> **Directions for this task**
Reproduce the listing below exactly, beginning with its first line and ending with the line that holds "band_outer = 0.21"; pictures are not part of the copy.
START Data
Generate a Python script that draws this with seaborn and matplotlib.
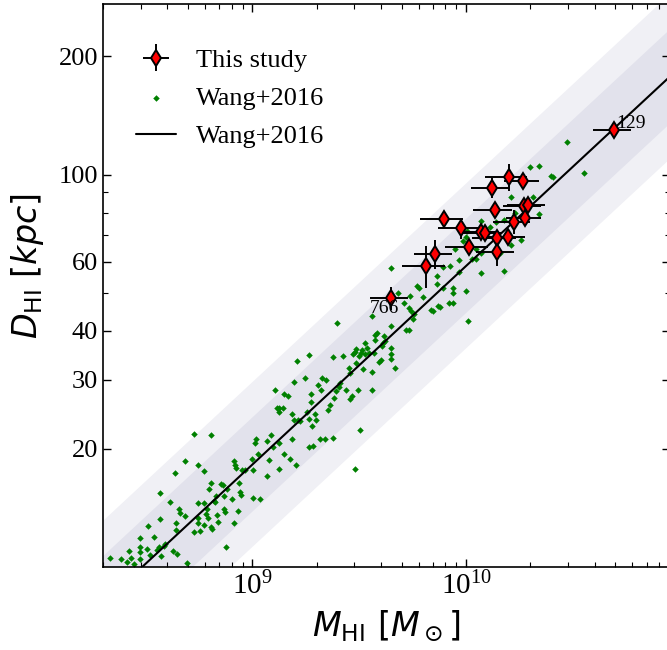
import numpy as np
import matplotlib
matplotlib.use("Agg")
import matplotlib.pyplot as plt
import seaborn as sns
from matplotlib.ticker import ScalarFormatter, NullFormatter

# HI size-mass relation (Wang et al. 2016): log D = slope * log M + intercept
slope = 0.506
intercept = -3.293
band_inner = 0.12   # dex
band_outer = 0.21   # dex

# Wang+2016 sample: log10 M_HI [Msun], log10 D_HI [kpc]
wang_log_mhi = [
    8.334, 8.386, 8.412, 8.433, 8.425, 8.444, 8.475, 8.475, 8.475, 8.475,
    8.506, 8.522, 8.514, 8.542, 8.555, 8.561, 8.566, 8.566, 8.572, 8.585,
    8.592, 8.613, 8.627, 8.636, 8.644, 8.644, 8.647, 8.655, 8.663, 8.683,
    8.686, 8.694, 8.725, 8.725, 8.744, 8.744, 8.746, 8.746, 8.754, 8.774,
    8.775, 8.775, 8.783, 8.788, 8.793, 8.796, 8.805, 8.805, 8.807, 8.813,
    8.819, 8.824, 8.832, 8.835, 8.840, 8.851, 8.863, 8.865, 8.868, 8.874,
    8.876, 8.883, 8.905, 8.913, 8.915, 8.919, 8.924, 8.933, 8.937, 8.944,
    8.948, 8.952, 8.965, 8.996, 9.005, 9.005, 9.013, 9.016, 9.026, 9.037,
    9.067, 9.070, 9.076, 9.088, 9.096, 9.107, 9.113, 9.123, 9.124, 9.126,
    9.126, 9.142, 9.146, 9.146, 9.167, 9.176, 9.184, 9.185, 9.196, 9.195,
    9.206, 9.207, 9.215, 9.223, 9.246, 9.257, 9.264, 9.265, 9.265, 9.275,
    9.276, 9.278, 9.286, 9.293, 9.297, 9.308, 9.315, 9.323, 9.328, 9.339,
    9.345, 9.356, 9.361, 9.376, 9.376, 9.384, 9.390, 9.397, 9.405, 9.412,
    9.422, 9.437, 9.453, 9.456, 9.459, 9.466, 9.469, 9.478, 9.478, 9.483,
    9.487, 9.495, 9.498, 9.506, 9.509, 9.514, 9.516, 9.527, 9.527, 9.536,
    9.544, 9.558, 9.558, 9.559, 9.570, 9.575, 9.575, 9.584, 9.594, 9.602,
    9.608, 9.610, 9.614, 9.622, 9.647, 9.647, 9.650, 9.650, 9.669,
    10.470, 10.301, 10.340, 10.397, 10.405, 10.552, 10.209, 10.311, 10.342, 10.228,
    10.176, 10.142, 10.069, 10.110, 10.004, 10.001, 9.987, 10.259, 10.209, 9.949,
    10.048, 10.071, 10.157, 10.026, 10.045, 9.967, 9.923, 9.894, 9.966, 10.069,
    10.179, 9.863, 9.865, 9.769, 9.778, 9.891, 9.938, 9.738, 9.797, 9.938,
    9.998, 10.010, 9.870, 9.837, 9.847, 9.876, 9.918, 9.941, 9.711, 9.735,
    9.743, 9.758, 9.750, 9.719, 9.731, 9.680, 9.649,
]
wang_log_dhi = [
    1.022, 1.020, 1.013, 1.022, 1.041, 1.007, 1.021, 1.037, 1.052, 1.073,
    1.047, 1.030, 1.104, 1.077, 1.044, 1.051, 1.188, 1.123, 1.028, 1.054,
    1.058, 1.165, 1.041, 1.240, 1.112, 1.094, 1.033, 1.147, 1.137, 1.130,
    1.270, 1.010, 1.338, 1.090, 1.259, 1.162, 1.126, 1.111, 1.092, 1.244,
    1.163, 1.107, 1.134, 1.147, 1.124, 1.198, 1.337, 1.215, 1.102, 1.097,
    1.168, 1.165, 1.182, 1.132, 1.115, 1.211, 1.209, 1.180, 1.149, 1.139,
    1.050, 1.199, 1.173, 1.269, 1.111, 1.260, 1.252, 1.143, 1.213, 1.191,
    1.183, 1.247, 1.248, 1.274, 1.247, 1.175, 1.316, 1.326, 1.288, 1.174,
    1.231, 1.321, 1.273, 1.336, 1.305, 1.451, 1.405, 1.405, 1.395, 1.249,
    1.316, 1.404, 1.287, 1.440, 1.436, 1.276, 1.390, 1.325, 1.472, 1.374,
    1.260, 1.525, 1.374, 1.373, 1.482, 1.396, 1.540, 1.306, 1.377, 1.420,
    1.442, 1.359, 1.308, 1.390, 1.375, 1.464, 1.326, 1.450, 1.481, 1.327,
    1.476, 1.400, 1.413, 1.536, 1.328, 1.431, 1.448, 1.622, 1.459, 1.469,
    1.538, 1.450, 1.508, 1.494, 1.428, 1.436, 1.542, 1.250, 1.547, 1.520,
    1.555, 1.450, 1.538, 1.350, 1.544, 1.553, 1.504, 1.570, 1.542, 1.559,
    1.545, 1.497, 1.452, 1.640, 1.544, 1.590, 1.579, 1.597, 1.522, 1.527,
    1.562, 1.570, 1.588, 1.575, 1.542, 1.529, 1.615, 1.559, 1.508,
    2.082, 2.020, 2.022, 1.995, 1.993, 2.003, 1.942, 1.944, 1.900, 1.902,
    1.885, 1.878, 1.881, 1.867, 1.855, 1.840, 1.830, 1.833, 1.821, 1.810,
    1.810, 1.800, 1.801, 1.784, 1.784, 1.781, 1.768, 1.765, 1.752, 1.749,
    1.753, 1.742, 1.721, 1.716, 1.711, 1.712, 1.712, 1.691, 1.687, 1.697,
    1.702, 1.626, 1.664, 1.656, 1.651, 1.663, 1.672, 1.672, 1.672, 1.661,
    1.653, 1.645, 1.632, 1.604, 1.605, 1.698, 1.762,
]

# This study: M_HI [1e9 Msun], D_HI [kpc] with errors
study_ids = ["", "", "", "", "", "", "", "", "", "",
             "", "", "", "", "", "", "", "", "766", "129"]
study_mhi = [15.8, 18.5, 13.2, 13.6, 18.6, 19.4, 7.87, 16.7, 18.9, 9.42,
             11.7, 12.2, 13.9, 15.7, 10.3, 13.9, 7.15, 6.50, 4.47, 49.3]
study_mhi_err = [3.5, 3.5, 2.6, 2.8, 3.7, 3.9, 1.8, 3.3, 3.6, 2.0,
                 2.5, 2.6, 3.2, 3.1, 2.3, 2.8, 1.45, 1.5, 0.9, 10.0]
study_dhi = [98.4, 96.1, 92.5, 81.3, 83.1, 83.4, 77.2, 75.9, 77.4, 73.0,
             71.2, 70.8, 68.8, 69.2, 65.5, 63.6, 62.8, 58.6, 48.5, 130.0]
study_dhi_err = [7.7, 2.8, 5.4, 3.3, 2.0, 2.0, 3.2, 5.3, 2.3, 4.6,
                 2.0, 2.0, 3.0, 3.0, 2.3, 5.0, 5.5, 7.1, 3.3, 1.0]

x_limits = (2e8, 9e10)
y_limits = (10, 272)
y_major = [20, 30, 40, 60, 100, 200]

sns.set_style("ticks")
plt.rcParams["font.family"] = ["Liberation Serif", "DejaVu Serif"]
plt.rcParams["mathtext.fontset"] = "dejavusans"
for key in ("text.color", "axes.labelcolor", "xtick.color", "ytick.color",
            "axes.edgecolor"):
    plt.rcParams[key] = "black"

fig = plt.figure(figsize=(6.67, 6.5), dpi=100)
ax = fig.add_axes([0.1544, 0.1277, 0.8501, 0.8662])
ax.set_xscale("log")
ax.set_yscale("log")

# relation with scatter bands
mgrid = np.logspace(np.log10(x_limits[0]) - 0.1, np.log10(x_limits[1]) + 0.1, 200)
log_rel = slope * np.log10(mgrid) + intercept
ax.fill_between(mgrid, 10 ** (log_rel - band_outer), 10 ** (log_rel + band_outer),
                color="#f0f0f5", lw=0, zorder=0)
ax.fill_between(mgrid, 10 ** (log_rel - band_inner), 10 ** (log_rel + band_inner),
                color="#e2e2ec", lw=0, zorder=0.5)

sns.scatterplot(x=10 ** np.array(wang_log_mhi), y=10 ** np.array(wang_log_dhi),
                ax=ax, marker="D", s=11, color="green", linewidth=0,
                label="Wang+2016", zorder=2)
sns.lineplot(x=mgrid, y=10 ** log_rel, ax=ax, color="black", lw=1.5,
             label="Wang+2016", zorder=3)

m = np.array(study_mhi) * 1e9
merr = np.array(study_mhi_err) * 1e9
eb = ax.errorbar(m, study_dhi, xerr=merr, yerr=study_dhi_err, fmt="d",
                 ms=8, mfc="red", mec="black", mew=1.4, ecolor="black",
                 elinewidth=1.4, capsize=0, zorder=4, label="This study")

offsets = {"766": (-5, -8), "129": (12, 4.5)}
for name, mx, dy in zip(study_ids, m, study_dhi):
    if name:
        ax.annotate(name, (mx, dy), xytext=offsets[name], textcoords="offset points",
                    ha="center", va="center", fontsize=14, color="black", zorder=5)

ax.set_xlim(*x_limits)
ax.set_ylim(*y_limits)
ax.set_yticks(y_major)
ax.yaxis.set_major_formatter(ScalarFormatter())
ax.yaxis.set_minor_formatter(NullFormatter())
ax.tick_params(which="both", direction="in", top=True, right=True,
               color="black", labelcolor="black")
ax.tick_params(axis="y", labelsize=19)
ax.tick_params(axis="x", labelsize=21)
ax.tick_params(which="major", length=6, width=1)
ax.tick_params(which="minor", length=3.5, width=0.8)
for s in ax.spines.values():
    s.set_linewidth(1.2)
    s.set_color("black")

ax.set_xlabel(r"$M_{\rm HI}\ [M_\odot]$", fontsize=24, labelpad=6, color="black")
ax.set_ylabel(r"$D_{\rm HI}\ [kpc]$", fontsize=24, color="black")
ax.yaxis.set_label_coords(-0.1, 0.535)

handles, labels = ax.get_legend_handles_labels()
order = [labels.index("This study"), 0, 1]
leg = ax.legend([handles[i] for i in order], [labels[i] for i in order],
                loc="upper left", bbox_to_anchor=(0.04, 0.94), borderaxespad=0,
                frameon=False, fontsize=19, handlelength=1.5, handletextpad=0.75,
                labelspacing=0.55)
for t in leg.get_texts():
    t.set_color("black")

fig.savefig("out.png", dpi=100)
END Data
> **Task output**
Generate a Python script that draws this with seaborn and matplotlib.
import numpy as np
import matplotlib
matplotlib.use("Agg")
import matplotlib.pyplot as plt
import seaborn as sns
from matplotlib.ticker import ScalarFormatter, NullFormatter

# HI size-mass relation (Wang et al. 2016): log D = slope * log M + intercept
slope = 0.506
intercept = -3.293
band_inner = 0.12   # dex
band_outer = 0.21   # dex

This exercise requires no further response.